# Setup the StarGAN baseline model for training
Purpose: To clone the repository and begin training the StarGAN-EVC model

Assumptions: 

- Raw data (in the form of .wav files) has already been pre-processed into WORLD features by run_preprocessing.py
- Pre-processed data is stored somewhere on Google Drive (can access here: https://drive.google.com/drive/folders/1UNdFseXfTQrGf_eT2E2GVVN28geNzxBG?usp=sharing) 

# Clone the Repository

Eric's repository is here: https://github.com/eric-zhizu/EmotionalConversionStarGAN

It's a good idea to fork the repository so that you have your own copy that you can push to (and then pull request in order to merge with Eric's repository later).

Another option if you don't want to fork is to create another branch, but you'll have to ask Eric for permission to push to his repository.

In [1]:
# A command the clears the output of a code cell
from IPython.display import clear_output

In [27]:
from google.colab import drive
drive.mount("/content/gdrive", force_remount=True)
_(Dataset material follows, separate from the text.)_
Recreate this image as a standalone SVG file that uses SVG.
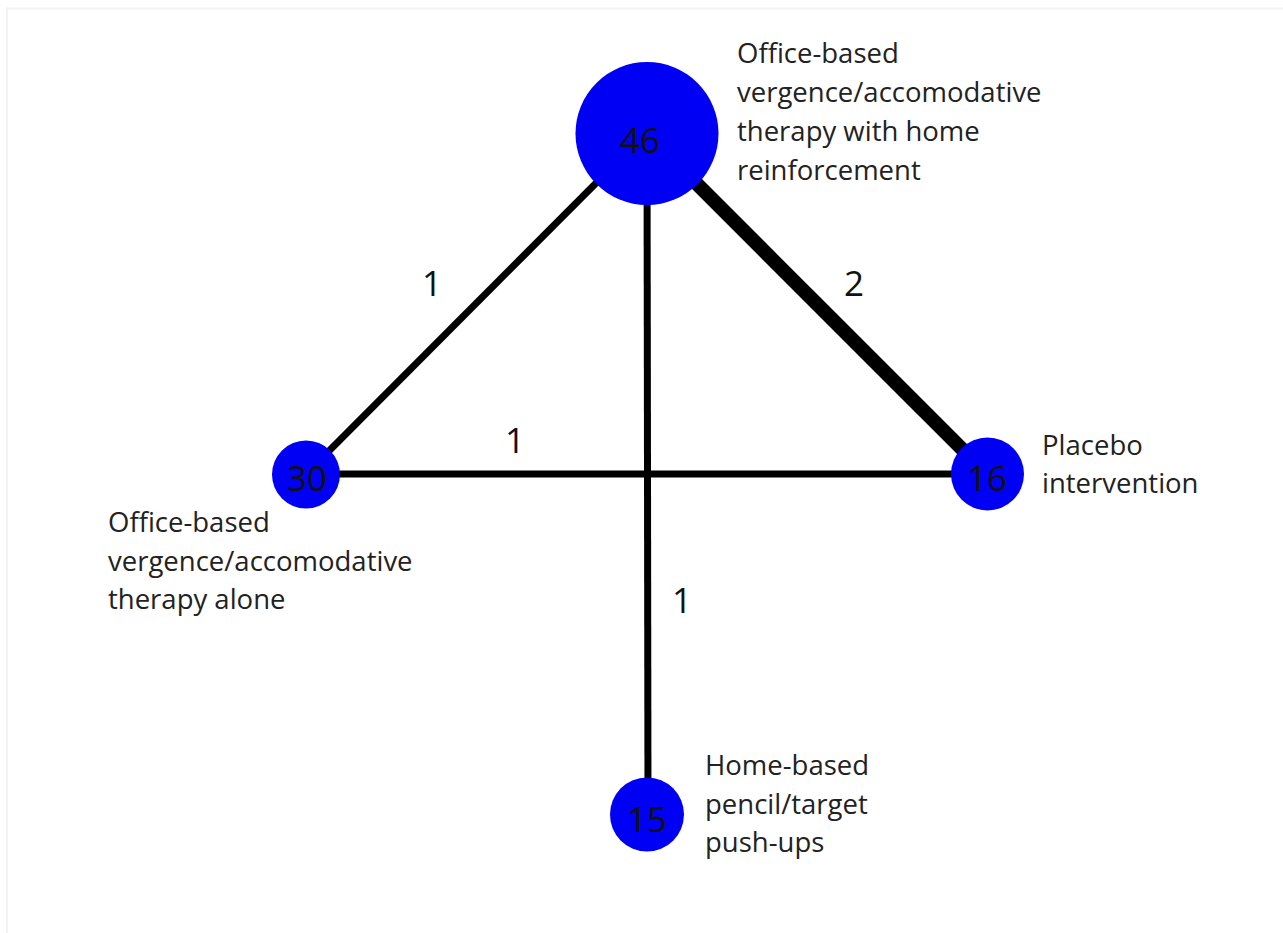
<svg xmlns="http://www.w3.org/2000/svg" width="1283" height="933" viewBox="0 0 1283 933">
<style>
.edge{stroke:#000;fill:none;stroke-linecap:butt}
.node{fill:#0000f5}
.num{font-family:"Open Sans","DejaVu Sans",sans-serif;font-size:35px;fill:#111;text-anchor:middle}
.elab{font-family:"Open Sans","DejaVu Sans",sans-serif;font-size:35px;fill:#111;text-anchor:middle}
.lab{font-family:"Open Sans","DejaVu Sans",sans-serif;font-size:27.5px;fill:#222}
</style>
<rect x="0" y="0" width="1283" height="933" fill="#fff"/>
<rect x="7" y="8.5" width="1290" height="940" fill="none" stroke="#f2f2f2" stroke-width="2"/>
<g id="connectors">
<line class="edge" x1="646" y1="133" x2="306" y2="474" stroke-width="7"/>
<line class="edge" x1="646" y1="133" x2="987" y2="474" stroke-width="14"/>
<line class="edge" x1="647" y1="133" x2="648" y2="814" stroke-width="7"/>
<line class="edge" x1="306" y1="474" x2="987" y2="474" stroke-width="7"/>
<text class="elab" x="432" y="296">1</text>
<text class="elab" x="854" y="296">2</text>
<text class="elab" x="515" y="453">1</text>
<text class="elab" x="682" y="613">1</text>
</g>
<g id="node-office-home">
<circle class="node" cx="647" cy="133.5" r="71.5"/>
<text class="num" x="640" y="153">46</text>
<text class="lab" x="737" y="63">Office-based</text>
<text class="lab" x="737" y="102">vergence/accomodative</text>
<text class="lab" x="737" y="141">therapy with home</text>
<text class="lab" x="737" y="180">reinforcement</text>
</g>
<g id="node-office-alone">
<circle class="node" cx="306" cy="474.5" r="34"/>
<text class="num" x="307" y="491">30</text>
<text class="lab" x="108" y="532">Office-based</text>
<text class="lab" x="108" y="571">vergence/accomodative</text>
<text class="lab" x="108" y="609">therapy alone</text>
</g>
<g id="node-placebo">
<circle class="node" cx="987.5" cy="474" r="36.5"/>
<text class="num" x="987" y="491">16</text>
<text class="lab" x="1042" y="455">Placebo</text>
<text class="lab" x="1042" y="493">intervention</text>
</g>
<g id="node-home">
<circle class="node" cx="647" cy="814.5" r="37"/>
<text class="num" x="647" y="832">15</text>
<text class="lab" x="705" y="775">Home-based</text>
<text class="lab" x="705" y="814">pencil/target</text>
<text class="lab" x="705" y="852">push-ups</text>
</g>
</svg>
Mounted at /content/gdrive


In [4]:
# You can replace this GitHub link with your forked repository if you want
!git clone https://github.com/eric-zhizu/EmotionalConversionStarGAN.git
!git checkout eric-implementation
clear_output()

In [None]:
!pip install pyworld librosa

In [None]:
%cd /content/
!git clone https://github.com/speechbrain/speechbrain.git
%cd speechbrain
%pip install -r requirements.txt
%pip install --editable .

# Download the Pre-processed Data

Choose one out of two pre-processed datasets:

- IEMOCAP
- Emotional Speech Dataset

Find the pre-processed data here: https://drive.google.com/drive/folders/1UNdFseXfTQrGf_eT2E2GVVN28geNzxBG?usp=sharing

Move the desired preprocessed dataset into your Google Drive by right-clicking on the file and adding a shortcut to the file from the root directory of your Google Drive.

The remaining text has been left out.